MUNIはイタリアのヴェネト州にあるワイナリーで生産されているワインです。現在ではほとんどの農家で使用されていないドゥレッラに、人気品種のシャルドネを加えることでこれまでにない味わい深さを表現しています。生産者のダニエーレ・ピッチさんは2006年がファーストヴィンテージというまだ若い造り手ですが、その味は他にない個性を持っています。
MUNIの白ワインは完熟したドゥレッラをあえて使うことで他の白ワインにはない充実した酸と苦味のハリを楽しむことができます。フルーティな香りとしっかりと地に足のついた奥行きがありつつもスッキリした味わいは、コースメニューの最初に飲むのがおすすめです。
「チェンチ」でおすすめのお酒3:亀の尾蔵舞
亀の尾とは明治時代に山梨県で育成されたイネの一種です。子孫品種も多く存在し、食用米としても酒米としても利用されてきた歴史を持っています。亀の尾蔵舞は竹野酒造から作られる「蔵舞」シリーズの一つで、地域の契約農家で栽培された米を使って作られています。
その味は「綺麗」と評されるほどに透明度の高い味わいで、日本酒になじみのない人でも飲みやすいお酒です。スッキリとした後味はどこか白ワインにも通じるところがあり、イタリアンレストランで出てきても違和感はありません。イタリアン料理によく合う日本酒としてチェンチでも取り扱っているおすすめの日本酒です。
イタリアンレストラン「チェンチ」のこれから
坂本シェフは「姉妹店などの店舗展開は考えていません」と前置きした上で、今後は海外向けや地域一体型のイベントに参加したいと語ります。今後のチェンチはより一層、国内外の生産者と連携を強め、発展するでしょう。「何をするにしても楽しむことが一番大事」という坂本シェフの考え方はこれからも変わらないままで長く残り続ける、まさにチェンチと呼べる考え方です。

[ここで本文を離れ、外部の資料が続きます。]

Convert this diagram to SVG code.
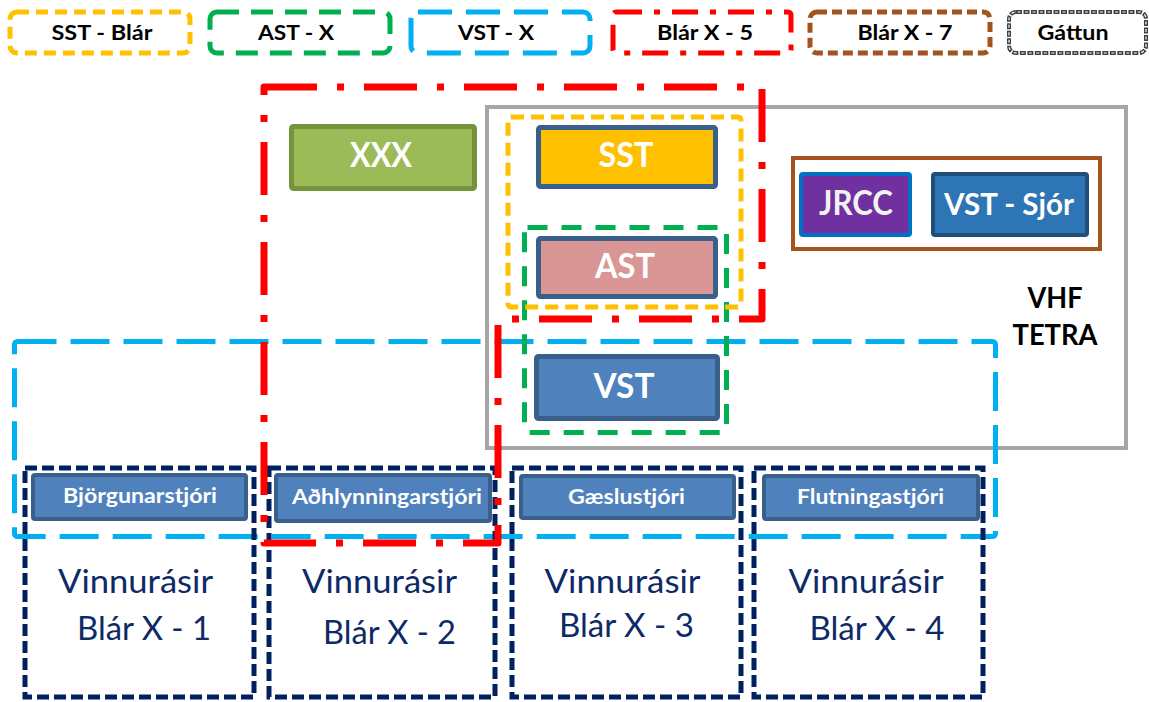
<svg xmlns="http://www.w3.org/2000/svg" width="1149" height="702" viewBox="0 0 1149 702">
<style>
.lg{fill:none;stroke-linejoin:round}
.lt{font-family:Lato,"Liberation Sans",sans-serif;font-weight:bold;font-size:21px;fill:#000;text-anchor:middle}
.nb{stroke-width:5;stroke:#3A5F8B}
.nt{font-family:Lato,"Liberation Sans",sans-serif;font-weight:bold;fill:#fff;text-anchor:middle}
.sb{fill:#4F81BD;stroke:#3A5F8B;stroke-width:4}
.st{font-family:Lato,"Liberation Sans",sans-serif;font-weight:bold;font-size:20px;fill:#fff;text-anchor:middle}
.nv{fill:none;stroke:#002060;stroke-width:5;stroke-dasharray:12 5}
.vt{font-family:Lato,"Liberation Sans",sans-serif;font-size:32px;fill:#0E2A66;text-anchor:middle}
.yel{fill:none;stroke:#FFC000;stroke-width:5;stroke-dasharray:13 7}
.grn{fill:none;stroke:#00B050;stroke-width:5;stroke-dasharray:20 14}
.blu{fill:none;stroke:#00B0F0;stroke-width:5;stroke-dasharray:39 14}
.red{fill:none;stroke:#FF0000;stroke-width:7;stroke-dasharray:53 20 7 20}
</style>
<rect width="1149" height="702" fill="#fff"/>
<g id="legend">
  <g id="legend-sst">
    <rect x="10" y="12" width="180" height="41" rx="7" class="lg" stroke="#FFC000" stroke-width="5" stroke-dasharray="12 7"/>
    <text x="102" y="40" class="lt" textLength="101" lengthAdjust="spacingAndGlyphs">SST - Blár</text>
  </g>
  <g id="legend-ast">
    <rect x="210" y="12" width="180" height="41" rx="7" class="lg" stroke="#00B050" stroke-width="5" stroke-dasharray="22 12"/>
    <text x="296" y="40" class="lt" textLength="76" lengthAdjust="spacingAndGlyphs">AST - X</text>
  </g>
  <g id="legend-vst">
    <rect x="411" y="12" width="179" height="41" rx="7" class="lg" stroke="#00B0F0" stroke-width="5" stroke-dasharray="34 14"/>
    <text x="496" y="40" class="lt" textLength="76" lengthAdjust="spacingAndGlyphs">VST - X</text>
  </g>
  <g id="legend-blar5">
    <rect x="613" y="12" width="178" height="41" rx="3" class="lg" stroke="#FF0000" stroke-width="5" stroke-dasharray="26 12 6 12"/>
    <text x="705" y="40" class="lt" textLength="96" lengthAdjust="spacingAndGlyphs">Blár X - 5</text>
  </g>
  <g id="legend-blar7">
    <rect x="810" y="12" width="180" height="41" rx="7" class="lg" stroke="#A5531C" stroke-width="5" stroke-dasharray="10 5"/>
    <text x="905" y="40" class="lt" textLength="95" lengthAdjust="spacingAndGlyphs">Blár X - 7</text>
  </g>
  <g id="legend-gattun">
    <rect x="1009" y="12" width="137" height="41" rx="7" class="lg" stroke="#404040" stroke-width="4" stroke-dasharray="6 1.5"/>
    <rect x="1009" y="12" width="137" height="41" rx="7" class="lg" stroke="#ffffff" stroke-width="1.2" stroke-dasharray="3 4.5" stroke-dashoffset="-1.5"/>
    <text x="1073" y="40" class="lt" textLength="71" lengthAdjust="spacingAndGlyphs">Gáttun</text>
  </g>
</g>

<g id="gattun-box">
  <rect x="487" y="107" width="639" height="341" fill="none" stroke="#A6A6A6" stroke-width="4"/>
  <text x="1055" y="308" class="lt" style="font-size:29px" textLength="55" lengthAdjust="spacingAndGlyphs">VHF</text>
  <text x="1055" y="345" class="lt" style="font-size:29px" textLength="85" lengthAdjust="spacingAndGlyphs">TETRA</text>
</g>

<g id="vst-x-group">
  <rect x="14.5" y="341.5" width="981" height="195" rx="3" class="blu"/>
</g>

<g id="working-channels">
  <g id="channel-1">
    <rect x="25" y="468" width="229" height="229" class="nv"/>
    <rect x="33" y="475" width="213" height="44" rx="2" class="sb"/>
    <text x="140" y="503" class="st" textLength="154" lengthAdjust="spacingAndGlyphs">Björgunarstjóri</text>
    <text x="135.5" y="593" class="vt" textLength="155" lengthAdjust="spacingAndGlyphs">Vinnurásir</text>
    <text x="144" y="640" class="vt" textLength="134" lengthAdjust="spacingAndGlyphs">Blár X - 1</text>
  </g>
  <g id="channel-2">
    <rect x="269" y="468" width="226" height="229" class="nv"/>
    <rect x="276" y="475" width="214" height="46" rx="2" class="sb"/>
    <text x="387" y="504" class="st" textLength="190" lengthAdjust="spacingAndGlyphs">Aðhlynningarstjóri</text>
    <text x="379.5" y="593" class="vt" textLength="155" lengthAdjust="spacingAndGlyphs">Vinnurásir</text>
    <text x="389.5" y="644" class="vt" textLength="133" lengthAdjust="spacingAndGlyphs">Blár X - 2</text>
  </g>
  <g id="channel-3">
    <rect x="512" y="468" width="229" height="229" class="nv"/>
    <rect x="521" y="476" width="213" height="42" rx="2" class="sb"/>
    <text x="626.5" y="504" class="st" textLength="117" lengthAdjust="spacingAndGlyphs">Gæslustjóri</text>
    <text x="622.5" y="593" class="vt" textLength="156" lengthAdjust="spacingAndGlyphs">Vinnurásir</text>
    <text x="626.5" y="637" class="vt" textLength="135" lengthAdjust="spacingAndGlyphs">Blár X - 3</text>
  </g>
  <g id="channel-4">
    <rect x="754" y="468" width="229" height="229" class="nv"/>
    <rect x="764" y="476" width="214" height="43" rx="2" class="sb"/>
    <text x="870.5" y="504" class="st" textLength="147" lengthAdjust="spacingAndGlyphs">Flutningastjóri</text>
    <text x="866" y="593" class="vt" textLength="155" lengthAdjust="spacingAndGlyphs">Vinnurásir</text>
    <text x="877" y="640" class="vt" textLength="135" lengthAdjust="spacingAndGlyphs">Blár X - 4</text>
  </g>
</g>

<g id="sea-group">
  <rect x="793" y="158" width="307" height="91" fill="none" stroke="#A5531C" stroke-width="4"/>
  <g id="node-jrcc">
    <rect x="801" y="174" width="109" height="61" rx="2" fill="#7030A0" stroke="#0070C0" stroke-width="4"/>
    <text x="856" y="215" class="nt" style="font-size:34px;fill:#F2F2F2" textLength="74" lengthAdjust="spacingAndGlyphs">JRCC</text>
  </g>
  <g id="node-vst-sjor">
    <rect x="933" y="174" width="154" height="61" rx="2" fill="#2E75B6" stroke="#1F4E79" stroke-width="4"/>
    <text x="1009" y="215" class="nt" style="font-size:30px" textLength="130" lengthAdjust="spacingAndGlyphs">VST - Sjór</text>
  </g>
</g>

<g id="node-xxx">
  <rect x="291.5" y="126.5" width="183" height="62" rx="2" fill="#9BBB59" stroke="#76923C" stroke-width="5"/>
  <text x="381" y="167" class="nt" style="font-size:34px" textLength="62" lengthAdjust="spacingAndGlyphs">XXX</text>
</g>
<g id="node-sst">
  <rect x="538.5" y="127.5" width="177" height="59" rx="2" fill="#FFC000" class="nb"/>
  <text x="626" y="167" class="nt" style="font-size:34px" textLength="55" lengthAdjust="spacingAndGlyphs">SST</text>
</g>
<g id="node-ast">
  <rect x="538.5" y="238.5" width="177" height="58" rx="2" fill="#D99694" class="nb"/>
  <text x="625" y="278" class="nt" style="font-size:34px" textLength="60" lengthAdjust="spacingAndGlyphs">AST</text>
</g>
<g id="node-vst">
  <rect x="536.5" y="356.5" width="181" height="62" rx="2" fill="#4F81BD" class="nb"/>
  <text x="624" y="398" class="nt" style="font-size:34px" textLength="61" lengthAdjust="spacingAndGlyphs">VST</text>
</g>

<g id="groups">
  <rect id="ast-x-group" x="524.5" y="227.5" width="202" height="205" rx="3" class="grn"/>
  <rect id="sst-blar-group" x="508" y="117" width="233" height="190" rx="3" class="yel"/>
  <path id="blar-x5-group" d="M264,87 H762 V319 H498 V543 H264 Z" class="red" stroke-linejoin="round"/>
</g>
</svg>
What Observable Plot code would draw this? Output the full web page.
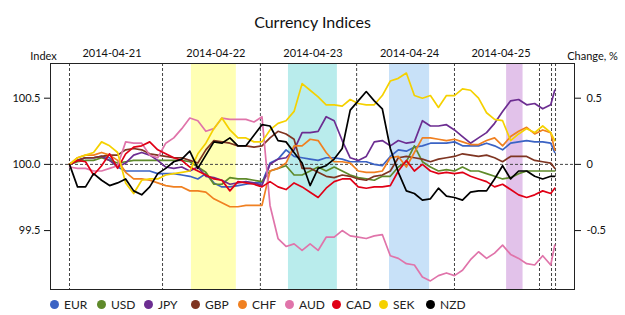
<!DOCTYPE html>
<html><head><meta charset="utf-8">
<script src="https://cdn.jsdelivr.net/npm/d3@7"></script>
<script src="https://cdn.jsdelivr.net/npm/@observablehq/plot@0.6"></script>
<style>
body{margin:0;background:#fff;font-family:Lato,"Open Sans",sans-serif;}
#wrap{width:625px;height:315px;overflow:hidden;background:#fff}
#title{height:28px;padding-top:8px;line-height:28px;text-align:center;font-size:16px;color:#111}
#legend{height:22px;display:flex;padding-left:50px;align-items:center;font-size:12px;color:#222}
#legend .it{width:47px;display:flex;align-items:center;white-space:nowrap}
#legend .dot{width:9px;height:9px;border-radius:50%;margin-right:5px;flex:none}
</style></head><body>
<div id="wrap">
<div id="title">Currency Indices</div>
<div id="chart"></div>
<div id="legend"></div>
</div>
<script>
const currencies = ["EUR","USD","JPY","GBP","CHF","AUD","CAD","SEK","NZD"];
const colors = ["#3b63c4","#5f8a2b","#6c2d91","#7f3522","#f08021","#e074aa","#e00016","#f5d100","#000000"];
// hours since 2014-04-21 00:00
const hours = [0,2,4,6,8,10,12,14,16,18,20,22,24,26,28,30,32,34,36,38,40,42,44,46,48,50,52,54,56,58,60,62,64,66,68,70,72,74,76,78,80,82,84,86,88,90,92,94,96,98,100,102,104,106,108,110,112,114,116,118,120,121];
// change, %
const EUR = [0,0.03,0.05,0.05,0.06,0.05,-0.02,-0.05,-0.05,-0.05, -0.05,-0.07,-0.07,-0.07,-0.08,-0.09,-0.11,-0.07,-0.14,-0.17, -0.17,-0.16,-0.15,-0.14,-0.14,0.01,0.04,0.11,0.06,0.05, 0.04,0.03,0.05,0.05,0.04,0.02,0.02,0.02,0.00,-0.01, 0.06,0.11,0.10,0.13,0.14,0.16,0.16,0.16,0.17,0.14, 0.14,0.14,0.16,0.14,0.11,0.16,0.17,0.18,0.17,0.17, 0.16,0.09];
const USD = [0,0.02,0.03,0.03,0.05,0.03,0.01,0.02,0.03,0.03, 0.03,0.03,0.03,0.03,0.03,0.02,-0.02,-0.06,-0.15,-0.15, -0.10,-0.11,-0.11,-0.12,-0.13,-0.05,-0.03,-0.01,-0.08,-0.08, -0.05,-0.02,-0.05,-0.02,-0.05,-0.08,-0.10,-0.11,-0.12,-0.09, -0.09,-0.02,0.02,0.14,0.02,-0.02,-0.05,-0.04,-0.05,-0.02, -0.05,-0.05,-0.07,-0.09,-0.11,-0.10,-0.07,-0.05,-0.05,-0.05, -0.05,-0.05];
const JPY = [0,0.03,0.05,0.05,0.06,0.03,-0.02,0.01,0.07,0.09, 0.07,0.03,-0.02,-0.03,-0.02,-0.05,-0.02,-0.09,-0.10,-0.12, -0.15,-0.14,-0.13,-0.14,-0.16,0.00,0.04,0.05,0.11,0.24, 0.24,0.25,0.36,0.33,0.18,0.05,0.03,0.06,0.17,0.18, 0.14,0.18,0.16,0.17,0.33,0.29,0.29,0.30,0.26,0.21, 0.16,0.20,0.24,0.31,0.40,0.48,0.49,0.45,0.46,0.42, 0.45,0.56];
const GBP = [0,0.03,0.05,0.05,0.06,0.07,0.07,0.11,0.12,0.11, 0.08,0.07,0.06,0.05,0.05,0.03,0.01,0.11,0.18,0.17, 0.16,0.14,0.14,0.13,0.14,0.20,0.25,0.23,0.19,-0.03, -0.03,-0.06,-0.09,-0.10,-0.08,-0.09,-0.11,-0.12,-0.09,-0.08, -0.05,0.05,0.06,0.05,0.04,0.02,0.04,0.05,0.06,0.08, 0.07,0.06,0.07,0.05,0.02,0.06,0.06,0.06,0.03,0.02, 0.01,-0.03];
const CHF = [0,0.05,0.07,0.07,0.09,0.07,0.03,-0.06,-0.11,-0.11, -0.12,-0.14,-0.16,-0.17,-0.17,-0.20,-0.20,-0.21,-0.26,-0.29, -0.32,-0.32,-0.31,-0.31,-0.31,-0.05,-0.03,0.01,0.14,0.14, 0.19,0.18,0.09,0.02,0.02,0.01,-0.05,-0.06,-0.06,-0.05, 0.05,0.06,-0.02,0.09,0.20,0.20,0.19,0.18,0.19,0.17, 0.15,0.15,0.18,0.20,0.14,0.21,0.25,0.28,0.23,0.26, 0.24,0.11];
const AUD = [-0.02,-0.03,-0.03,-0.05,-0.05,-0.03,-0.01,0.17,0.16,0.16, 0.07,0.05,0.16,0.20,0.27,0.35,0.33,0.25,0.27,0.35, 0.34,0.34,0.34,0.32,0.36,-0.31,-0.56,-0.62,-0.60,-0.65, -0.60,-0.65,-0.55,-0.55,-0.50,-0.54,-0.55,-0.56,-0.54,-0.53, -0.69,-0.71,-0.75,-0.76,-0.85,-0.88,-0.84,-0.82,-0.84,-0.80, -0.72,-0.66,-0.71,-0.67,-0.61,-0.68,-0.71,-0.75,-0.76,-0.69, -0.76,-0.61];
const CAD = [0,0.03,0.02,-0.08,-0.01,0.08,-0.03,0.08,0.13,0.14, 0.17,0.11,0.08,0.05,0.03,-0.02,-0.05,-0.08,-0.11,-0.12, -0.20,-0.13,-0.14,-0.15,-0.17,-0.13,-0.17,-0.19,-0.14,-0.17, -0.21,-0.25,-0.18,-0.13,-0.11,-0.11,-0.17,-0.18,-0.17,-0.17, -0.16,-0.05,0.03,-0.05,0.00,-0.05,-0.07,-0.06,-0.07,-0.06, -0.09,-0.11,-0.13,-0.17,-0.15,-0.19,-0.23,-0.25,-0.23,-0.20, -0.22,-0.18];
const SEK = [0,0.05,0.07,0.09,0.17,0.14,0.09,-0.14,-0.22,-0.12, -0.11,-0.11,-0.08,-0.07,-0.06,-0.05,0.08,0.16,0.27,0.35, 0.26,0.20,0.20,0.17,0.17,0.26,0.31,0.33,0.40,0.61, 0.56,0.51,0.45,0.45,0.44,0.49,0.46,0.45,0.45,0.52, 0.63,0.65,0.69,0.52,0.50,0.52,0.43,0.52,0.52,0.57, 0.56,0.50,0.39,0.34,0.33,0.18,0.23,0.27,0.24,0.29, 0.24,0.18];
const NZD = [0,-0.17,-0.17,-0.07,-0.12,-0.16,-0.14,-0.11,-0.20,-0.23, -0.17,-0.07,-0.03,0.02,0.04,0.10,-0.03,0.07,0.17,0.16, 0.20,0.14,0.14,0.22,0.30,0.29,0.18,0.17,0.09,0.01, -0.16,-0.03,-0.01,0.04,0.12,0.41,0.48,0.55,0.48,0.42, 0.12,-0.06,-0.20,-0.22,-0.27,-0.26,-0.18,-0.24,-0.25,-0.27, -0.21,-0.20,-0.20,-0.11,-0.01,-0.11,-0.05,-0.05,-0.09,-0.11, -0.09,-0.09];
const series = [EUR,USD,JPY,GBP,CHF,AUD,CAD,SEK,NZD];

const dateLabels = ["2014-04-21","2014-04-22","2014-04-23","2014-04-24","2014-04-25"];
const dateLabelHours = [10.6,36.5,60.7,84.8,107.6];
const dividerHours = [0,23.2,47.6,71.6,96,117.2,120.2,121.2];
const bandStart = [30.4,54.6,79.8,109.0];
const bandEnd = [41.6,66.8,89.8,113.1];
const bandColors = ["#ffffb4","#b9ecec","#c8e1f8","#e2c2ea"];
const yTicks = [-0.5,0,0.5];

const long = currencies.flatMap((c,k) => hours.map((h,i) => ({cur:c, h, v:series[k][i]})));
const font = "Lato,'Open Sans',sans-serif";

const chart = Plot.plot({
  width: 625, height: 257,
  marginTop: 27, marginBottom: 4, marginLeft: 50, marginRight: 51,
  style: {fontFamily: font, fontSize: "11px", color: "#111", background: "#fff"},
  x: {domain: [-4.74, 125.93], axis: null},
  y: {domain: [-0.945, 0.762], axis: null},
  color: {domain: currencies, range: colors},
  marks: [
    ...bandStart.map((s,i) => Plot.rect([{s, e: bandEnd[i]}], {x1: "s", x2: "e", fill: bandColors[i]})),
    Plot.ruleY([0], {stroke: "#444", strokeDasharray: "3,2"}),
    Plot.ruleX(dividerHours, {stroke: "#444", strokeDasharray: "3,2"}),
    Plot.line(long, {x: "h", y: "v", z: "cur", stroke: "cur", strokeWidth: 1.7, strokeLinejoin: "round"}),
    Plot.axisY({anchor: "left", ticks: yTicks, tickFormat: d => (100 + d).toFixed(1), tickSize: 6, tickPadding: 4, label: null}),
    Plot.axisY({anchor: "right", ticks: yTicks, tickFormat: d => String(d), tickSize: 6, tickPadding: 6, label: null}),
    Plot.axisX({anchor: "top", ticks: dateLabelHours, tickFormat: d => dateLabels[dateLabelHours.indexOf(d)], tickSize: 0, tickPadding: 7, label: null}),
    Plot.frame({stroke: "#222"}),
    Plot.text(["Index"], {frameAnchor: "top-left", dx: -7, dy: -11, textAnchor: "middle", fontSize: 11}),
    Plot.text(["Change, %"], {frameAnchor: "top-right", dx: 18, dy: -11, textAnchor: "middle", fontSize: 11})
  ]
});
document.getElementById("chart").appendChild(chart);

const leg = document.getElementById("legend");
currencies.forEach((c,i) => {
  const it = document.createElement("div"); it.className = "it";
  const d = document.createElement("span"); d.className = "dot"; d.style.background = colors[i];
  const t = document.createElement("span"); t.textContent = c;
  it.appendChild(d); it.appendChild(t); leg.appendChild(it);
});
</script>
</body></html>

特別な日に楽しみたいイタリアンレストラン「チェンチ」
こだわり抜かれた空間で提供される極上の料理は、決して誰しもが毎日口にすることができるものではありません。だからこそちょっと贅沢をしたい日のランチに、あるいは思い出のディナーに、イタリアンレストラン「チェンチ」はそんな特別な日にぜひ訪れていただきたいお店です。
京都のイタリアンレストラン「チェンチ」へのアクセス
チェンチの最寄り駅は京阪神宮丸太町駅、地下鉄東西線東山駅、市バス206系統「熊野神社前」の三つになります。平安神宮のそばなのでどの駅からでも分かりやすく、アクセスしやすい立地になっています。特に春には冷泉通りから平安神宮へ続く桜並木が美しいので、歩いてゆったりと景色を楽しむのもおすすめです。
住所:京都府京都市左京区聖護院円頓美町44-7
電話番号:075-708-5307
「チェンチ」で本格イタリアンを楽しもう!
京都だからこそ味わえる一期一会の本格グルメは一度は口にしていただきたいものです。中には普段出会えないような国産の食材との出会いもあるかもしれません。素敵な旅行の大切な思い出のひとつとして、ぜひ本格イタリアンレストラン「チェンチ」でこだわりの空間を楽しんでみてください。